▶ WHAT IS REQUIRED: Return the entries below in their exact form, leaving the pictures out.

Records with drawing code
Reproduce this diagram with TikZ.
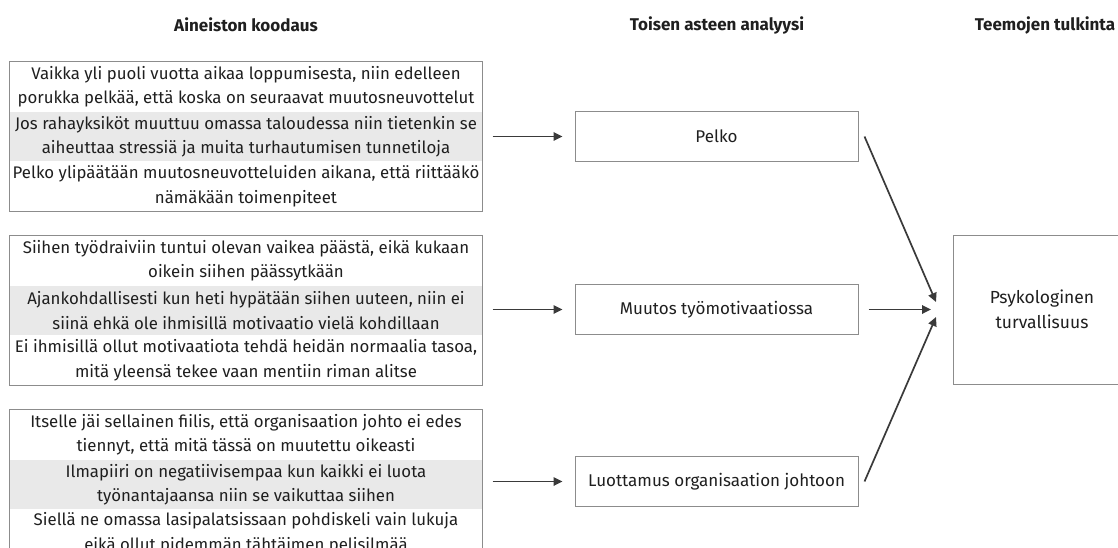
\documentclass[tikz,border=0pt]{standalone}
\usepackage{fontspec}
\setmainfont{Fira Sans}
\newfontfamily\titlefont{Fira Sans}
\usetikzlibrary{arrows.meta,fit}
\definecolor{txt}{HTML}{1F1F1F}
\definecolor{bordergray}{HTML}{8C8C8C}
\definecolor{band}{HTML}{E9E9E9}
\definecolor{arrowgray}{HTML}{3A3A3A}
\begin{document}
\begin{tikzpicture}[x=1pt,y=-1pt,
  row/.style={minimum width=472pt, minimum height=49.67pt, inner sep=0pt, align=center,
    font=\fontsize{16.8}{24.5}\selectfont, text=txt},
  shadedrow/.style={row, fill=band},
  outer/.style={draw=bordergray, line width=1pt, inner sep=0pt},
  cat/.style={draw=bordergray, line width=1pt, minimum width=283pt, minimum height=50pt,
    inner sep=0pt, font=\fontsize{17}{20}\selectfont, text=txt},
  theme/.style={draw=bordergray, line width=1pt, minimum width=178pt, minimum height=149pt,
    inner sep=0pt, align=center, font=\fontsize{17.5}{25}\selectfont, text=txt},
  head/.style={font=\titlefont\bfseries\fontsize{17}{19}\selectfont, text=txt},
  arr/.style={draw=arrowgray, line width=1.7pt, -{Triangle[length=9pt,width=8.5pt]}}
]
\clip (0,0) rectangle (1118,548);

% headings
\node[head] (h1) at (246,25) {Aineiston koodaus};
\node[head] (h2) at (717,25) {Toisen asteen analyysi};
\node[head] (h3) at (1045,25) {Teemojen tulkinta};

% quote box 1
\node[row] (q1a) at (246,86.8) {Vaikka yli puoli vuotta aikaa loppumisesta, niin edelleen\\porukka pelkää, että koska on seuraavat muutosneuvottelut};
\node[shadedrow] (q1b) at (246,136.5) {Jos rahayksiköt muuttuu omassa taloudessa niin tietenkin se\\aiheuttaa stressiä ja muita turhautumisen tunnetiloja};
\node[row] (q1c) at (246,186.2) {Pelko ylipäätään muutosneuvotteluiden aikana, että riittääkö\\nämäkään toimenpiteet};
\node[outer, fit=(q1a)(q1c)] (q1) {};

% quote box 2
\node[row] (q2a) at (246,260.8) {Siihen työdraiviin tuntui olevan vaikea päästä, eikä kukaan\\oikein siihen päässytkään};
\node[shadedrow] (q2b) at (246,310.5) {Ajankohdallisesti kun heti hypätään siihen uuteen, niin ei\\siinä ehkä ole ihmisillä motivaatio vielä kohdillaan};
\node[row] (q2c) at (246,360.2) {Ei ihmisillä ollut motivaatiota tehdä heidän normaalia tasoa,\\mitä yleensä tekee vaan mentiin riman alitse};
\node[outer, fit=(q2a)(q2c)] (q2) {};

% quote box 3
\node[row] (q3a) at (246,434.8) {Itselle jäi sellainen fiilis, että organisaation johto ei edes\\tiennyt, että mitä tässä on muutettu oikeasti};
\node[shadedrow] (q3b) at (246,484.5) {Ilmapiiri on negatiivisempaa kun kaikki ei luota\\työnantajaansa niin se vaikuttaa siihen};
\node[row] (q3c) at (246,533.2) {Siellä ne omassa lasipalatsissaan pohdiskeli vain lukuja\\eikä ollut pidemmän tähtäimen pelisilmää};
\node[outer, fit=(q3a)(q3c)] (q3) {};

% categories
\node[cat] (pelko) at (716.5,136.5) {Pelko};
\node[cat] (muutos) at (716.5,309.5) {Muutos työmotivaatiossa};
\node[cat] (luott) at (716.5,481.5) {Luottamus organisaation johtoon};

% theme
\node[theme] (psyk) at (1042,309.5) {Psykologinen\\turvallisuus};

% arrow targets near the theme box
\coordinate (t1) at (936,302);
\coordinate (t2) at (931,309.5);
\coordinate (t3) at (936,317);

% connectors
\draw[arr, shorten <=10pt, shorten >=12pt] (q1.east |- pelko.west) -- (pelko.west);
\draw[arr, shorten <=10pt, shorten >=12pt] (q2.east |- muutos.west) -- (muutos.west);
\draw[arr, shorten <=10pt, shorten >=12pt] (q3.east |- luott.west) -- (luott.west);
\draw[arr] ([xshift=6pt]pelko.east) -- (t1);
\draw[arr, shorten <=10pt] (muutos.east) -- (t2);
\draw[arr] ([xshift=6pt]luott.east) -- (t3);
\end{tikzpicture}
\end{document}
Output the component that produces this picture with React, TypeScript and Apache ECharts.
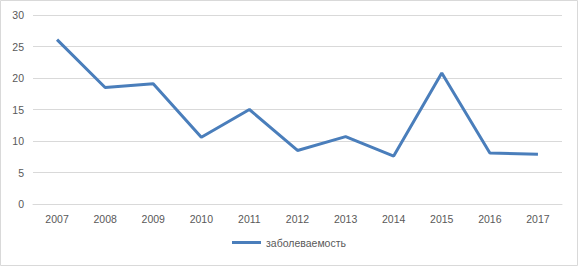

▶ OUTPUT FOR THIS EXERCISE:
Reproduce this diagram with TikZ.
\documentclass[tikz,border=0pt]{standalone}
\usepackage{fontspec}
\setmainfont{Fira Sans}
\newfontfamily\titlefont{Fira Sans}
\usetikzlibrary{arrows.meta,fit}
\definecolor{txt}{HTML}{1F1F1F}
\definecolor{bordergray}{HTML}{8C8C8C}
\definecolor{band}{HTML}{E9E9E9}
\definecolor{arrowgray}{HTML}{3A3A3A}
\begin{document}
\begin{tikzpicture}[x=1pt,y=-1pt,
  row/.style={minimum width=472pt, minimum height=49.67pt, inner sep=0pt, align=center,
    font=\fontsize{16.8}{24.5}\selectfont, text=txt},
  shadedrow/.style={row, fill=band},
  outer/.style={draw=bordergray, line width=1pt, inner sep=0pt},
  cat/.style={draw=bordergray, line width=1pt, minimum width=283pt, minimum height=50pt,
    inner sep=0pt, font=\fontsize{17}{20}\selectfont, text=txt},
  theme/.style={draw=bordergray, line width=1pt, minimum width=178pt, minimum height=149pt,
    inner sep=0pt, align=center, font=\fontsize{17.5}{25}\selectfont, text=txt},
  head/.style={font=\titlefont\bfseries\fontsize{17}{19}\selectfont, text=txt},
  arr/.style={draw=arrowgray, line width=1.7pt, -{Triangle[length=9pt,width=8.5pt]}}
]
\clip (0,0) rectangle (1118,548);

% headings
\node[head] (h1) at (246,25) {Aineiston koodaus};
\node[head] (h2) at (717,25) {Toisen asteen analyysi};
\node[head] (h3) at (1045,25) {Teemojen tulkinta};

% quote box 1
\node[row] (q1a) at (246,86.8) {Vaikka yli puoli vuotta aikaa loppumisesta, niin edelleen\\porukka pelkää, että koska on seuraavat muutosneuvottelut};
\node[shadedrow] (q1b) at (246,136.5) {Jos rahayksiköt muuttuu omassa taloudessa niin tietenkin se\\aiheuttaa stressiä ja muita turhautumisen tunnetiloja};
\node[row] (q1c) at (246,186.2) {Pelko ylipäätään muutosneuvotteluiden aikana, että riittääkö\\nämäkään toimenpiteet};
\node[outer, fit=(q1a)(q1c)] (q1) {};

% quote box 2
\node[row] (q2a) at (246,260.8) {Siihen työdraiviin tuntui olevan vaikea päästä, eikä kukaan\\oikein siihen päässytkään};
\node[shadedrow] (q2b) at (246,310.5) {Ajankohdallisesti kun heti hypätään siihen uuteen, niin ei\\siinä ehkä ole ihmisillä motivaatio vielä kohdillaan};
\node[row] (q2c) at (246,360.2) {Ei ihmisillä ollut motivaatiota tehdä heidän normaalia tasoa,\\mitä yleensä tekee vaan mentiin riman alitse};
\node[outer, fit=(q2a)(q2c)] (q2) {};

% quote box 3
\node[row] (q3a) at (246,434.8) {Itselle jäi sellainen fiilis, että organisaation johto ei edes\\tiennyt, että mitä tässä on muutettu oikeasti};
\node[shadedrow] (q3b) at (246,484.5) {Ilmapiiri on negatiivisempaa kun kaikki ei luota\\työnantajaansa niin se vaikuttaa siihen};
\node[row] (q3c) at (246,533.2) {Siellä ne omassa lasipalatsissaan pohdiskeli vain lukuja\\eikä ollut pidemmän tähtäimen pelisilmää};
\node[outer, fit=(q3a)(q3c)] (q3) {};

% categories
\node[cat] (pelko) at (716.5,136.5) {Pelko};
\node[cat] (muutos) at (716.5,309.5) {Muutos työmotivaatiossa};
\node[cat] (luott) at (716.5,481.5) {Luottamus organisaation johtoon};

% theme
\node[theme] (psyk) at (1042,309.5) {Psykologinen\\turvallisuus};

% arrow targets near the theme box
\coordinate (t1) at (936,302);
\coordinate (t2) at (931,309.5);
\coordinate (t3) at (936,317);

% connectors
\draw[arr, shorten <=10pt, shorten >=12pt] (q1.east |- pelko.west) -- (pelko.west);
\draw[arr, shorten <=10pt, shorten >=12pt] (q2.east |- muutos.west) -- (muutos.west);
\draw[arr, shorten <=10pt, shorten >=12pt] (q3.east |- luott.west) -- (luott.west);
\draw[arr] ([xshift=6pt]pelko.east) -- (t1);
\draw[arr, shorten <=10pt] (muutos.east) -- (t2);
\draw[arr] ([xshift=6pt]luott.east) -- (t3);
\end{tikzpicture}
\end{document}
Output the component that produces this picture with React, TypeScript and Apache ECharts.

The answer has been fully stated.